A lot of the GSBF class, especially in the fall when you come back, is vocational discernment. It’s really helpful, because it’s hard to go and live in Ghana for two months and have all these connections with these people and come back and Santa Clara’s very different. Reverse culture shock is way harder than initial culture shock. And so they really, really make sure that you can contextualize your experience and figure out a way that you can keep your energy going and not get overwhelmed when you come back.

How would you describe the responsibility you were given as an undergrad at SCU?

Kind of crazy. For the GSBF class, we come up with a 40-page research plan. It was honestly kind of fun. We had to do Zoom calls with our partners, and then they basically, buy us a plane ticket there, get us a hotel room for the night we land, and a hotel room for the night we leave, and make sure we have a plane ticket to leave, and they’re like, “Alright! There you go! Figure it out!”

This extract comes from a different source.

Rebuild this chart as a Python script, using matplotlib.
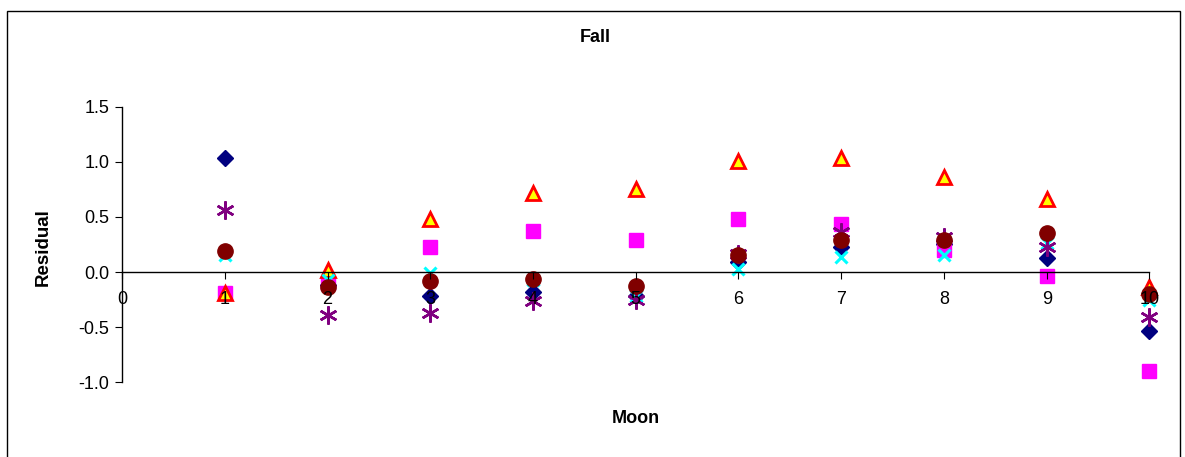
import matplotlib
matplotlib.use('Agg')
import matplotlib.pyplot as plt
from matplotlib.patches import Rectangle

plt.rcParams['font.family'] = ['Liberation Sans', 'DejaVu Sans']

# Moon number and residuals for each series
moon = [1, 2, 3, 4, 5, 6, 7, 8, 9, 10]
diamond = [1.04, -0.12, -0.22, -0.18, -0.22, 0.09, 0.23, 0.25, 0.13, -0.54]
square = [-0.19, -0.10, 0.23, 0.37, 0.29, 0.48, 0.44, 0.20, -0.04, -0.90]
triangle = [-0.19, 0.02, 0.48, 0.72, 0.75, 1.01, 1.04, 0.86, 0.66, -0.14]
cross = [0.15, -0.07, -0.01, -0.07, -0.22, 0.03, 0.14, 0.15, 0.26, -0.25]
asterisk = [0.56, -0.39, -0.37, -0.26, -0.25, 0.16, 0.36, 0.32, 0.23, -0.41]
circle = [0.19, -0.14, -0.08, -0.06, -0.13, 0.15, 0.29, 0.29, 0.35, -0.20]

fig = plt.figure(figsize=(11.85, 4.57), dpi=100)
ax = fig.add_axes([0.103, 0.164, 0.867, 0.602])

ax.plot(moon, diamond, linestyle='none', marker='D', color='#000080', markersize=8,
        clip_on=False)
ax.plot(moon, square, linestyle='none', marker='s', color='#FF00FF', markersize=10,
        clip_on=False)
ax.plot(moon, triangle, linestyle='none', marker='^', markerfacecolor='#FFFF00',
        markeredgecolor='#FF0000', markeredgewidth=2, markersize=10, clip_on=False)
ax.plot(moon, cross, linestyle='none', marker='x', color='#00FFFF', markersize=9,
        markeredgewidth=2.2, clip_on=False)
ax.plot(moon, asterisk, linestyle='none', marker=(6, 2, 0), color='#800080',
        markersize=13, markeredgewidth=1.8, clip_on=False)
ax.plot(moon, circle, linestyle='none', marker='o', color='#800000', markersize=11,
        clip_on=False)

ax.set_xlim(0, 10)
ax.set_ylim(-1.0, 1.5)
ax.set_xticks(range(0, 11))
ax.set_yticks([-1.0, -0.5, 0.0, 0.5, 1.0, 1.5])
ax.set_yticklabels(['-1.0', '-0.5', '0.0', '0.5', '1.0', '1.5'])
ax.set_axisbelow(False)

ax.spines['top'].set_visible(False)
ax.spines['right'].set_visible(False)
ax.spines['bottom'].set_position(('data', 0))
ax.spines['left'].set_position(('data', 0))
for s in ['bottom', 'left']:
    ax.spines[s].set_color('#000000')
    ax.spines[s].set_linewidth(1)
ax.tick_params(axis='x', direction='out', length=5, pad=9, labelsize=13)
ax.tick_params(axis='y', direction='out', length=5, pad=4, labelsize=13)

ax.set_xlabel('Moon', fontsize=13, fontweight='bold', labelpad=0)
ax.xaxis.set_label_coords(0.5, -0.10)
ax.set_ylabel('Residual', fontsize=13.5, fontweight='bold')
ax.yaxis.set_label_coords(-0.068, 0.49)
fig.text(0.502, 0.919, 'Fall', ha='center', va='center', fontsize=13, fontweight='bold')

# chart area border
fig.patches.append(Rectangle((7 / 1185, -0.01), 1173 / 1185, 1 - 11 / 457 + 0.01,
                             transform=fig.transFigure, fill=False,
                             edgecolor='#000000', linewidth=1))

fig.savefig('out.png', dpi=100)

It sounds scary when you first start the class but they give you so much prep time. And you have to be prepared for changes. Even the 40-page research plan, it absolutely changed. We did not create what we thought we were going to create; we did not end up conducting interviews the way we had structured them, the way that we approached it; the form the case studies took. We added an extra deliverable. But because we had these 40 pages of meticulous information about the Ghanaian agriculture realm, how social enterprise plays into that, it really, really prepared us to be able to be flexible and create these projects how we saw best. I think that’s one thing that really helps GSBF’ers be really good candidates for the Fulbright is to be able to say, ‘I have done this project in the field where I changed my project a billion times and I was still able to deliver a quality deliverable’ because the nature of social science research, especially in somewhere that you’re not as culturally familiar, is that it’s guaranteed to change and it’s guaranteed to be different.

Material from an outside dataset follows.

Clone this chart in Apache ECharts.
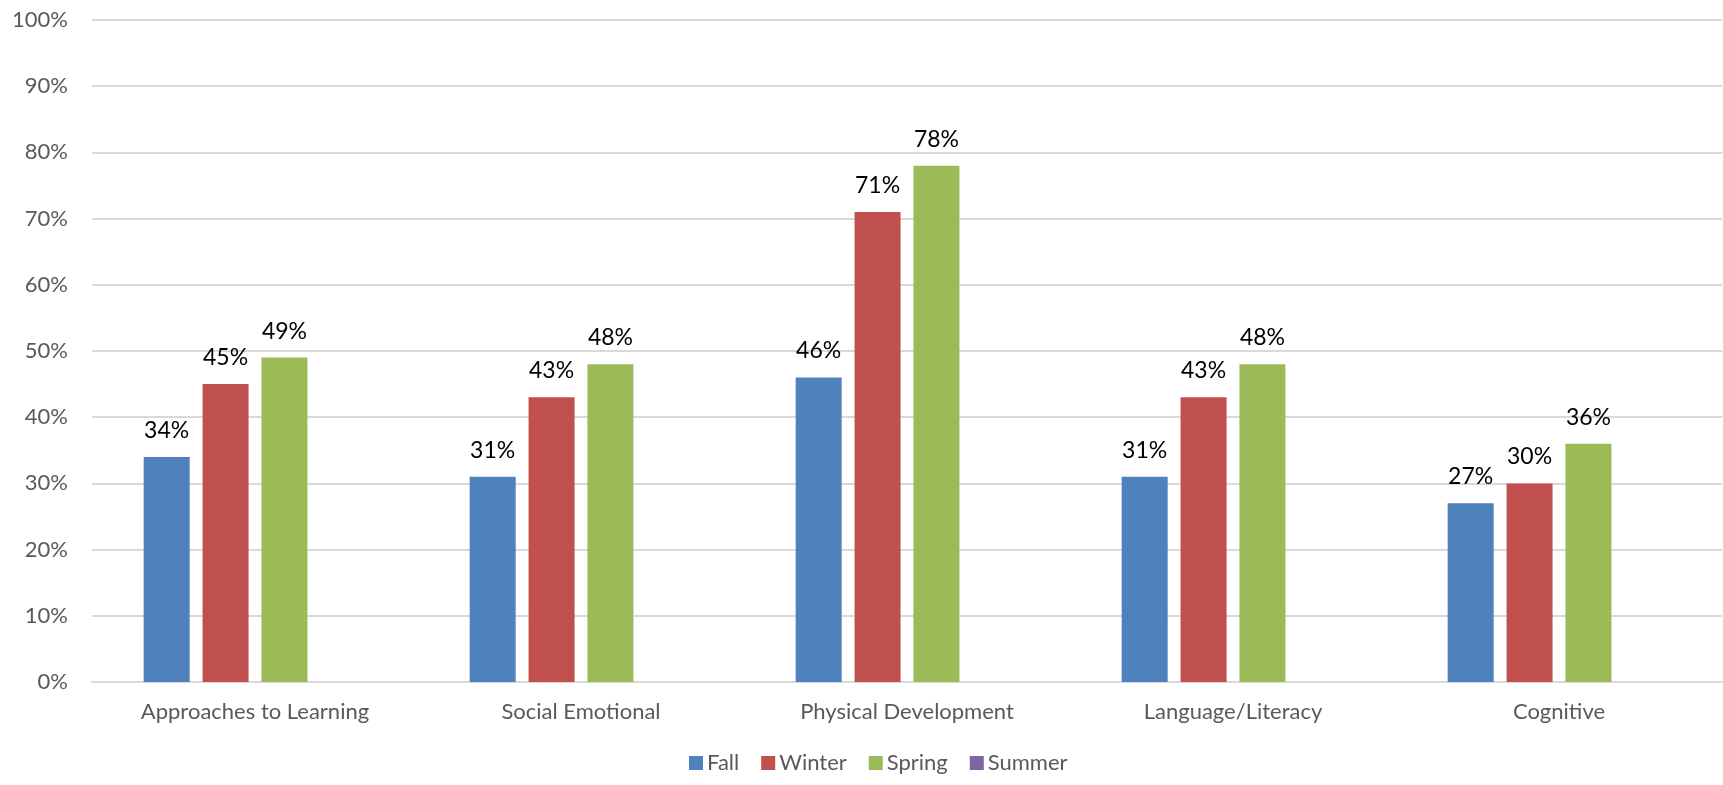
<!DOCTYPE html>
<html>
<head>
<meta charset="utf-8">
<script src="https://cdn.jsdelivr.net/npm/echarts@6/dist/echarts.min.js"></script>
<style>
html,body{margin:0;padding:0;background:#fff;}
#chart{width:1723px;height:785px;}
</style>
</head>
<body>
<div id="chart"></div>
<script>
const categories = ["Approaches to Learning", "Social Emotional", "Physical Development", "Language/Literacy", "Cognitive"];
const seriesNames = ["Fall", "Winter", "Spring", "Summer"];
const fall = [34, 31, 46, 31, 27];
const winter = [45, 43, 71, 43, 30];
const spring = [49, 48, 78, 48, 36];
const summer = [null, null, null, null, null];
const yTicks = [0, 10, 20, 30, 40, 50, 60, 70, 80, 90, 100];

const colors = ["#4F81BD", "#C0504D", "#9BBB59", "#8064A2"];
const FONT = "Lato, 'Open Sans', sans-serif";
const dataSets = [fall, winter, spring, summer];

const chart = echarts.init(document.getElementById('chart'), null, {renderer: 'canvas'});
chart.setOption({
  animation: false,
  backgroundColor: '#ffffff',
  color: colors,
  textStyle: {fontFamily: FONT},
  grid: {left: 92, right: 1, top: 20, bottom: 103, containLabel: false},
  legend: {
    data: seriesNames,
    bottom: 6,
    left: 684,
    itemWidth: 14,
    itemHeight: 14,
    itemGap: 22,
    icon: 'rect',
    textStyle: {fontFamily: FONT, fontSize: 22, color: '#595959', padding: [0, 0, 0, -1]}
  },
  xAxis: {
    type: 'category',
    data: categories,
    axisTick: {show: false},
    axisLine: {show: true, lineStyle: {color: '#D9D9D9', width: 2}},
    axisLabel: {fontFamily: FONT, fontSize: 22, color: '#595959', margin: 19}
  },
  yAxis: {
    type: 'value',
    min: yTicks[0],
    max: yTicks[yTicks.length - 1],
    interval: 10,
    axisLine: {show: false},
    axisTick: {show: false},
    splitLine: {lineStyle: {color: '#D9D9D9', width: 2}},
    axisLabel: {fontFamily: FONT, fontSize: 22, color: '#595959', margin: 24, formatter: v => v + '%'}
  },
  series: seriesNames.map((name, i) => ({
    name: name,
    type: 'bar',
    data: dataSets[i],
    barWidth: 46,
    barGap: '28%',
    itemStyle: {color: colors[i]},
    label: {
      show: true,
      position: 'top',
      distance: 15,
      fontFamily: FONT,
      fontSize: 23,
      color: '#000000',
      formatter: p => (p.value == null ? '' : p.value + '%')
    }
  }))
});
</script>
</body>
</html>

To do this you have to be really passionate. They’re looking for interdisciplinary teams, they’re looking for people who think totally different. Me and my partners were the most diametrically opposite people you could ever put together. You have to have an intrinsically lit fire to do it. Because they are expecting so much out of you.

What sort of support did you get along the way?

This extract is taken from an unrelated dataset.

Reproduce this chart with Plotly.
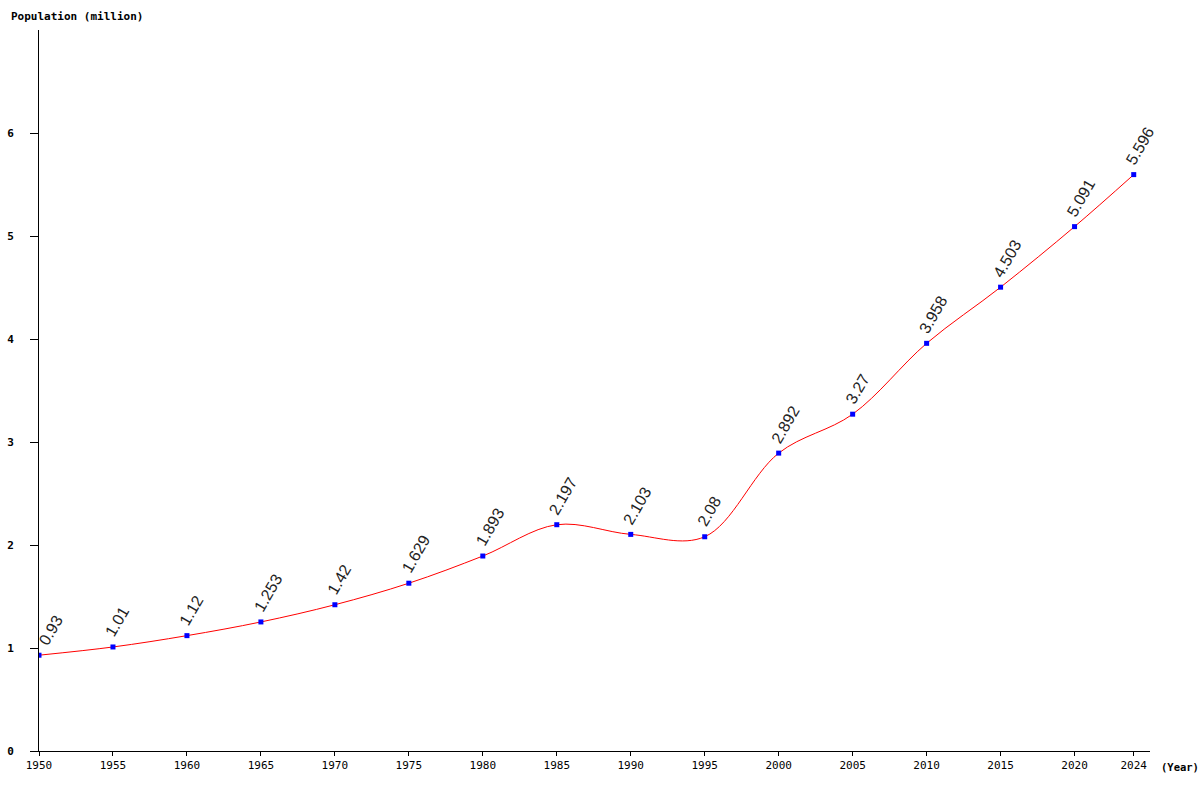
"""Population line chart (million), 1950-2024."""
import plotly.graph_objects as go

years = [1950, 1955, 1960, 1965, 1970, 1975, 1980, 1985, 1990, 1995,
         2000, 2005, 2010, 2015, 2020, 2024]
population = [0.93, 1.01, 1.12, 1.253, 1.42, 1.629, 1.893, 2.197, 2.103, 2.08,
              2.892, 3.27, 3.958, 4.503, 5.091, 5.596]
value_labels = ["0.93", "1.01", "1.12", "1.253", "1.42", "1.629", "1.893", "2.197",
                "2.103", "2.08", "2.892", "3.27", "3.958", "4.503", "5.091", "5.596"]
y_ticks = [0, 1, 2, 3, 4, 5, 6]

fig = go.Figure()
fig.add_trace(go.Scatter(
    x=years, y=population, mode="lines+markers",
    line=dict(color="red", width=1, shape="spline", smoothing=1),
    marker=dict(color="blue", size=5, symbol="square"),
    hoverinfo="x+y", showlegend=False,
))

# rotated value labels; plotly rotates around the centre so shift them up-right
for yr, val, txt in zip(years, population, value_labels):
    w = sum(4.5 if c == "." else 8.9 for c in txt)
    nudge = 8 if txt.startswith("0") else 1  # first label kept clear of the axis
    fig.add_annotation(
        x=yr, y=val, text=txt, showarrow=False, textangle=-60,
        font=dict(family="Liberation Sans, Arial", size=16, color="#222"),
        xshift=nudge + 0.5 * w / 2 - 0.866 * 5,
        yshift=9 + 0.866 * w / 2 + 0.5 * 5,
    )

# plot area is 39..1150 px wide and 30..751 px high
fig.add_annotation(x=-0.027, y=1.0194, xref="paper", yref="paper", text="<b>Population (million)</b>",
                   showarrow=False, xanchor="left", yanchor="middle",
                   font=dict(family="DejaVu Sans Mono", size=11, color="black"))
fig.add_annotation(x=1.008, y=-0.0222, xref="paper", yref="paper", text="<b>(Year)</b>",
                   showarrow=False, xanchor="left", yanchor="middle",
                   font=dict(family="DejaVu Sans Mono", size=10.5, color="black"))

fig.update_xaxes(
    range=[1950, 2025.1], tickvals=years, ticktext=[str(y) for y in years],
    showgrid=False, zeroline=False, showline=True, linecolor="black", linewidth=1,
    ticks="outside", ticklen=4, tickcolor="black", automargin=False,
    tickfont=dict(family="DejaVu Sans Mono", size=11, color="black"),
)
fig.update_yaxes(
    range=[0, 7], tickvals=y_ticks, showgrid=False, zeroline=False,
    showline=True, linecolor="black", linewidth=1,
    ticks="outside", ticklen=8, tickcolor="black", ticklabelstandoff=14, automargin=False,
    tickfont=dict(family="DejaVu Sans Mono", size=11, color="black", weight="bold"),
)
fig.update_layout(
    width=1200, height=800,
    margin=dict(l=39, r=50, t=30, b=49),
    plot_bgcolor="white", paper_bgcolor="white",
)

# drop the default 8px body margin so the figure sits at the window corner
fig.write_html("out.html", config={"displayModeBar": False},
               post_script="document.body.style.margin = '0';")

There were so many, so many people that got me on this road. I think the first professor to do that for me was Chris Bacon, who was the one who kind of initially got me interested in food justice. I came from a family of farmers and I had always thought that was antiquated and not interesting. He’s the one who kind of opened me up to the nuances and the complexity of the food systems and how much looking at these systems and looking at how people act within those value chains can be hugely impactful.

The people at the Miller Center are absolutely amazing. Both Thane Kreiner and Keith Warner who teach the class are just probably the two greatest human beings I have ever met in my entire life. They dedicate so, so, so much time into making sure that all of us are being pushed to our absolute limits, but also in the best way possible. They really teach you how to hone in energy and passion for things and turn it into something that’s productive and hopeful and efficient and they really walk you through this vocational discernment.

And I honestly probably would not have applied for the Fulbright without Keith. There were multiple times I was losing steam and I’m like, “Keith, my ideas are awful.” And he would tell me, “Marisa, I'm driving from Santa Fe to Taos, you’re gonna call me and we’re gonna figure this out.” Santa Clara professors are amazing. After I got it, I had almost 25 e-mails from professors saying, “Marisa we’re so proud of you! Let me know if you need any help!” People are just so, so excited and so, so helpful. Getting a Fulbright is not something I would ever, ever, ever have been able to do by myself. And Dr. Miller, Leilani, is queen of everything. We would not have as many fellowship winners without her.

Interesting moments?

Yeah. So I think the one really clarifying experience that got me thinking about what led into my research proposal was when we were out in the field one day. Usually we would go to small farmer meetings and, our business partner Farmerline would do their pitch. And then after that we would help them gather their data and then they would help us in translation and conducting interviews.

So we went to this one, where there’s this giant church, and it turned into this massive community meeting where it wasn’t just Farmerline putting their little gig together, there were multiple chiefs from different surrounding tribes, there were Cocoa Board members, there were extension officers, and one of the extension officers was a woman. And one of the chiefs stood up. This was all translated to me by one of the women in Farmerline. But the chief stood up and thanked the woman for being an example to the girls in the village because they were having huge issues with teen pregnancy and they really wanted someone to give an example of what women could be doing. And that was the first time gender really explicitly came up in the research we were doing.

And so that was the first time it explicitly came up and then I was in the taxi ride home with Lily and she was talking to me about this. And she’s like, ‘we(Farmerline) have so much power in the villages, why aren’t we doing something about this?’ And I was like, ‘why aren't we doing something about this?’ So I made my partners work on our project for the next two days and I came up with a pitch for the CEO about how we were gonna make sure that women are having equal access to the next pilot that they’re putting forward. And that was just really energizing, and I think that’s when I was like this is what I want to do. Not only do I want to be working in this development sphere, in agriculture, but I want to be doing it specifically empowering women because oftentimes women aren't being paid for the work that they’re doing. There’s all kinds of time parity issues.

All of my family came over in the early 1900s and started homesteading in North Dakota. And so that’s something I hadn’t really connected with before, but also in my more recent family everyone has service jobs, either in healthcare or social services and things like that. And so I feel like I always had this connection of wanting to do something where I get to contribute to improving the livelihoods of the people around me. But I never figured out a way to do that and I think GSBF really taught, kind of gave me this avenue of doing that in a way that I could use the academic background that I got here. And use that opportunity and the privilege that I’ve been given here to take that to a new level to work in international development.

I guess it (GSBF) helped me really clarify what my purpose was, and I think with that comes with a lot of responsibility and I do have to ask myself a lot of questions of like why am I going to Ghana for nine months rather than staying here. You know there are a lot of broken agricultural systems here, there area lot of women’s issues here, and so I think there's definitely responsibility coming with that.